AI data centers will consume three times the combined annual electricity consumption of Pakistan, Bangladesh and Nigeria by 2030: UN | Today’s news
On the occasion of World Environment Day, the United Nations University published a report indicating the environmental impact of data center operations. From water and land footprint to energy consumption, these AI-powered global data centers are projected to consume nearly three times the combined annual electricity consumption of Pakistan, Bangladesh and Nigeria by 2030. To meet the surge in demand from AI, the water footprint is expected to match the basic annual domestic water needs of all 1.3 billion people in sub-Saharan Africa.
Research published on June 3 by the UN Institute for Water, Environment and Health warned of the growing environmental costs of artificial intelligence, as rapid deployment could also strain scarce land resources and create mountains of e-waste. The researchers emphasized that the environmental costs of AI and data centers should not be assessed in isolation through carbon emissions, as this has a far-reaching impact. A study quantifying the carbon, water and land footprint of AI electricity consumption worldwide and highlights the main differences between these footprints in the world’s 20 largest data center hubs.
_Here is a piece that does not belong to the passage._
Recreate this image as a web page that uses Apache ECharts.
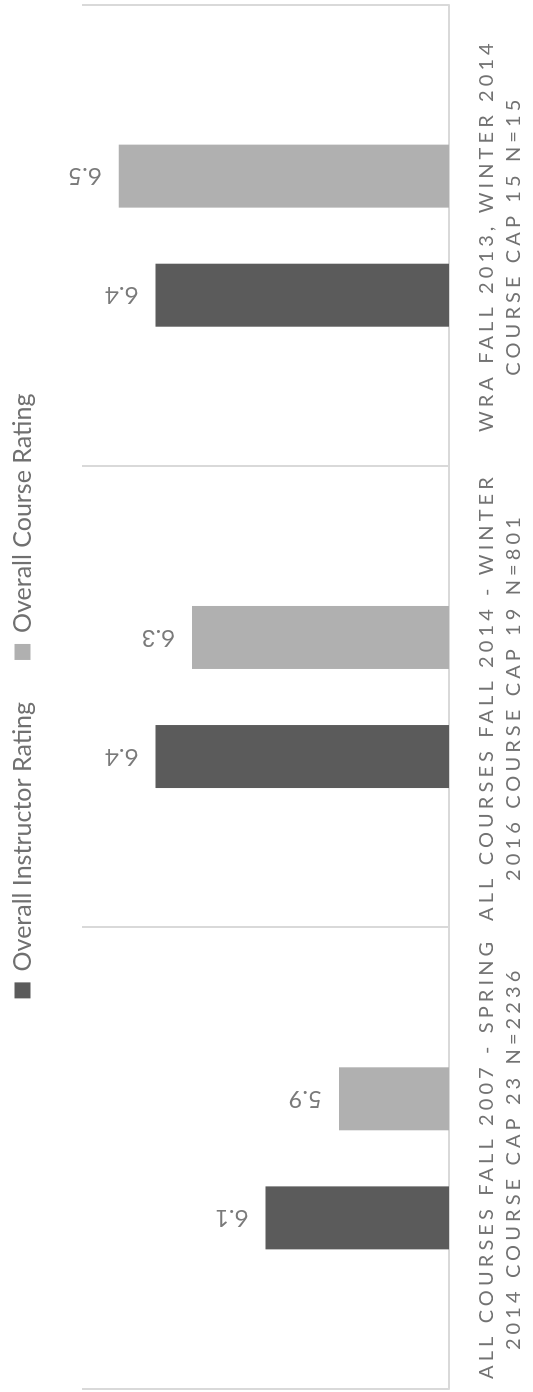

Investigative team leader and UNU-INWEH Director Professor Kaveh Madani said: “This report is not a case against artificial intelligence, a technological transformation that is improving the lives of billions of people around the world. It is a call to use it responsibly and proactively address its unintended impacts to make it sustainable and equitable.”
Raising calls for sustainable and responsible use of natural resources for AI advancement, he added: “We have a narrow window to ensure that the backbone of our era’s technological revolution develops within planetary limits, and that the communities that provide critical minerals for AI advancement and those that host its infrastructure and e-waste will also be among those who benefit.”
The report describes why the environmental costs of AI and data centers should consider water and soil footprints in addition to carbon emissions, and finds that most existing assessments are systematically mismeasured. AI sustainability measured by a single metric can hide trade-offs and shift environmental burdens, researchers have found. Notably, the above three footprints do not move in the same direction, as “low carbon” emissions correspond to a higher water and land footprint.
Elaborating on the key findings, UNU-INWEH researcher and lead author of the report, Dr. Miriam Aczel, said: “What surprised us the most was how often the choices that look greenest in terms of carbon end up being worse for water or land. She added: “If we continue to judge the sustainability of AI by carbon alone, we might think that renewables are making AI infrastructure clean, but that solves one problem while creating other problems, often in places that didn’t ask for it.”